The signs may have been a result of a Marietta man taking action after crossing the tracks and damaging his vehicle.
Clint Smith was traveling home from work on the same route he takes daily over Kennesaw Avenue. He was going the speed limit, he said.
“I heard a big bang when I crossed the tracks that day and didn’t notice any damage until I got home,” Smith said. “Then I realized my car was leaking oil. It drilled my oil pan.”
Smith said he had to have his car towed to the mechanic and spent more than $900 to have it fixed.
He contacted John Gerard, aka “Commuter Dude, at 11Alive, took a video of the rail crossing showing a car scraping the same way he had, and then sent the video to the newscaster.
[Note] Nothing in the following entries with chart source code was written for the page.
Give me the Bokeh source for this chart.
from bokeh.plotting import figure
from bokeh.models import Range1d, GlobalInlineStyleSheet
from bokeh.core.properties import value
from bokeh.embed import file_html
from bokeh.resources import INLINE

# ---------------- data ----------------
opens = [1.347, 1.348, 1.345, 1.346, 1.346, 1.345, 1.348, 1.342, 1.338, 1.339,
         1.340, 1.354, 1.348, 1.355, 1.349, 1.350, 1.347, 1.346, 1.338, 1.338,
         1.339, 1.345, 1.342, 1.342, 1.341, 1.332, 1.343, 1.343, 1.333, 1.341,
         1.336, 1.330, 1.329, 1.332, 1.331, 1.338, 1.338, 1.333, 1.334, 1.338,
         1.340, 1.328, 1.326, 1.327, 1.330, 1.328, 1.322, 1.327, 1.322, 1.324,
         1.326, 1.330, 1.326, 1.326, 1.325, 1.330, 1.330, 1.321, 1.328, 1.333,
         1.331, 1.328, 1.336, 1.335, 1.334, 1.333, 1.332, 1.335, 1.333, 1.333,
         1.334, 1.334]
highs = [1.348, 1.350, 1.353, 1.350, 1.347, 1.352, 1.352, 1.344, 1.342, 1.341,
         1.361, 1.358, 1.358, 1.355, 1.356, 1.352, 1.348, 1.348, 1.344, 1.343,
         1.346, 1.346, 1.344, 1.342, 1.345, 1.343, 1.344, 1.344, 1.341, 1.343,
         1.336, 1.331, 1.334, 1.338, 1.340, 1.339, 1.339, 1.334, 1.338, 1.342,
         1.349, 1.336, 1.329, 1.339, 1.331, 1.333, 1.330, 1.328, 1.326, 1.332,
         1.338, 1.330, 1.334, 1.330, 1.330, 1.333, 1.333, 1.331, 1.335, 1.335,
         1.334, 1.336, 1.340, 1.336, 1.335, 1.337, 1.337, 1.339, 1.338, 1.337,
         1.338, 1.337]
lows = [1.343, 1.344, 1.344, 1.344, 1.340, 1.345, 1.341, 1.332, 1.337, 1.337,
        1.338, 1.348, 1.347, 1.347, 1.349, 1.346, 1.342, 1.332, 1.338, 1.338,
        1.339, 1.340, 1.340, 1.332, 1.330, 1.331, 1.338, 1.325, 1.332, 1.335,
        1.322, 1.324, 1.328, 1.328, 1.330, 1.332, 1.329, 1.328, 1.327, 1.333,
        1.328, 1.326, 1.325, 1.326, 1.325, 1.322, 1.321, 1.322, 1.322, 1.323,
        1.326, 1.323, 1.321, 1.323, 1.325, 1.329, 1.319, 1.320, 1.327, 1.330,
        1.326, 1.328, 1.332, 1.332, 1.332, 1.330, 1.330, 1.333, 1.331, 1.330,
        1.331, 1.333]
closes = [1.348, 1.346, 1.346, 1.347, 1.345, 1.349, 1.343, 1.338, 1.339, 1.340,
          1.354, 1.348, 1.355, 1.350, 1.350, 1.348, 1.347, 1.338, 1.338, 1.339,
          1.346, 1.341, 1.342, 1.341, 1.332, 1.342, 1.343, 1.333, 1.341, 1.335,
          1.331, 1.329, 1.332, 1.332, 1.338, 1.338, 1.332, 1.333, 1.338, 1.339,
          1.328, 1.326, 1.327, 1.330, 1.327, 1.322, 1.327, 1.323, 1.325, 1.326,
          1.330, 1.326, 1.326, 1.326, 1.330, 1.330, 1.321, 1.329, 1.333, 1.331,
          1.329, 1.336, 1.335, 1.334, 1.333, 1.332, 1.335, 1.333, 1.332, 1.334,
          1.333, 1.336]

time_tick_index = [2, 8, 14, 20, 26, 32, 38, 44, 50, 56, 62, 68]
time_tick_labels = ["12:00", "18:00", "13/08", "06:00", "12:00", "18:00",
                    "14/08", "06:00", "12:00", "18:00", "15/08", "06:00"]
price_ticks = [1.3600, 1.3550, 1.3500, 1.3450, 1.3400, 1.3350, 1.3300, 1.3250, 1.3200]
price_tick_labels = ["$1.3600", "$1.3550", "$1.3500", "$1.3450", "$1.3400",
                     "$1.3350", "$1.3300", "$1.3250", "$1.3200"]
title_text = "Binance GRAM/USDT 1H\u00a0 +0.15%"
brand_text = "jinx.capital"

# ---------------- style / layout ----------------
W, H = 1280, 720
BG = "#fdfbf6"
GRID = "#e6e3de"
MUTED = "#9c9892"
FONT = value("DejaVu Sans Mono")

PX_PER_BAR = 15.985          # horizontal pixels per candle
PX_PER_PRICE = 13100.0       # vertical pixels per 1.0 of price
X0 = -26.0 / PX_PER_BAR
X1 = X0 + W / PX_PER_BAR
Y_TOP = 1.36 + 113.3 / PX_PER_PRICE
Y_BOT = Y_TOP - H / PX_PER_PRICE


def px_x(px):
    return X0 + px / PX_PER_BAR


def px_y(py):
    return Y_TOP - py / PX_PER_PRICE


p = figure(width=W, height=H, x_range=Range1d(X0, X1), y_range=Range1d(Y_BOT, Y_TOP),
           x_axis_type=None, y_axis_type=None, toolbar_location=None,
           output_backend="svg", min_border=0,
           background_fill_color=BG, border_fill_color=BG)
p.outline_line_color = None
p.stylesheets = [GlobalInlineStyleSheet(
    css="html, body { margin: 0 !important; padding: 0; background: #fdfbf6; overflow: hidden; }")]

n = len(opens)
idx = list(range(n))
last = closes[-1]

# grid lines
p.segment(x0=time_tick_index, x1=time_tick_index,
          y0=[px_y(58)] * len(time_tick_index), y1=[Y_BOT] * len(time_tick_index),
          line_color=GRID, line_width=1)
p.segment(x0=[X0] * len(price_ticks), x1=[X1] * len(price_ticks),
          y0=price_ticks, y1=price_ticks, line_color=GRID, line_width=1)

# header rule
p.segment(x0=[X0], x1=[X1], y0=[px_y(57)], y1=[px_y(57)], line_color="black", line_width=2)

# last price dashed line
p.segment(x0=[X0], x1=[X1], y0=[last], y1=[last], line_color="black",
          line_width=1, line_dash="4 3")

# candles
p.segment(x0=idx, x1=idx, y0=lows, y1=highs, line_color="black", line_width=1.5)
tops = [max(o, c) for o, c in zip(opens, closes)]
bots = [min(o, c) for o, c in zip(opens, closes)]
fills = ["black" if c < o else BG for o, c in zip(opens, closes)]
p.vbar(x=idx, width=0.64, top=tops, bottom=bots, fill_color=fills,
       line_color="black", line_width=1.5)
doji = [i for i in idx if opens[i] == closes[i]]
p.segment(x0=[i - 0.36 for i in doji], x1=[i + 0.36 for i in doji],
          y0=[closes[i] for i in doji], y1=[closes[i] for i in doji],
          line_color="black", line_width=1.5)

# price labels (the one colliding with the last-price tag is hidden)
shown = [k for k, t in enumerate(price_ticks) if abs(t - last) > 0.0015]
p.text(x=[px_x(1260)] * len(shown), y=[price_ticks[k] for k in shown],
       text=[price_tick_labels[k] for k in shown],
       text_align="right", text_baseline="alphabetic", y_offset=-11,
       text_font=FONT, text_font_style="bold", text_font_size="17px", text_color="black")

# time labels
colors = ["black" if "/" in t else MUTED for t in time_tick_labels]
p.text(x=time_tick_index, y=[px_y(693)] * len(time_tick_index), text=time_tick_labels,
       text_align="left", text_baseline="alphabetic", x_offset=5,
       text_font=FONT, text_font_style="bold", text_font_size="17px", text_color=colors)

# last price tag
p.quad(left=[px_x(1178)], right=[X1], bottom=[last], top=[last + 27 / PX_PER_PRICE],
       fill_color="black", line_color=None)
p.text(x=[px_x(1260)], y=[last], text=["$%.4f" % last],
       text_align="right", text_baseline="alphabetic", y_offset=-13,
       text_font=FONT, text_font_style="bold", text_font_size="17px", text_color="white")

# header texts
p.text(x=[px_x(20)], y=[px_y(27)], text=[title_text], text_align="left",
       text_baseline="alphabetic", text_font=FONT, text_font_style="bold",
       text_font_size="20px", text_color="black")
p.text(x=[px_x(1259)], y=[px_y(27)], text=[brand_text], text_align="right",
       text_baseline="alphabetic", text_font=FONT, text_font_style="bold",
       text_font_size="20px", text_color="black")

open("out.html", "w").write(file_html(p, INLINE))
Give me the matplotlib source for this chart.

Gerard submitted a complaint to the city, but may not have been the only person to do so.
“I’ve got a picture of the cement by the tracks with hundreds of scrapes from the bottoms of cars,” Smith said.
Marietta Mayor Steve Tumlin said he hasn’t heard complaints about the Kennesaw Avenue crossing, and he believes CSX made repairs on that crossing and three others within the last six months.
“I drive over the Kennesaw Avenue crossing quite a bit, and I’m happier with it now more than I was before,” Tumlin said.
Since Smith’s contact with Gerard, the new “rough crossing” signs popped up in both directions approaching the crossing, but Smith said he doesn’t know who is responsible for those new signs.
Jim Wilgus, city engineer, said the city put up the new signs in response to a citizen complaint.
Smith’s goals in bringing attention to the crossing were to be reimbursed for his damage and to prevent it from happening to others, he said.
While his first goal may be a long shot, he seems to have already accomplished his second.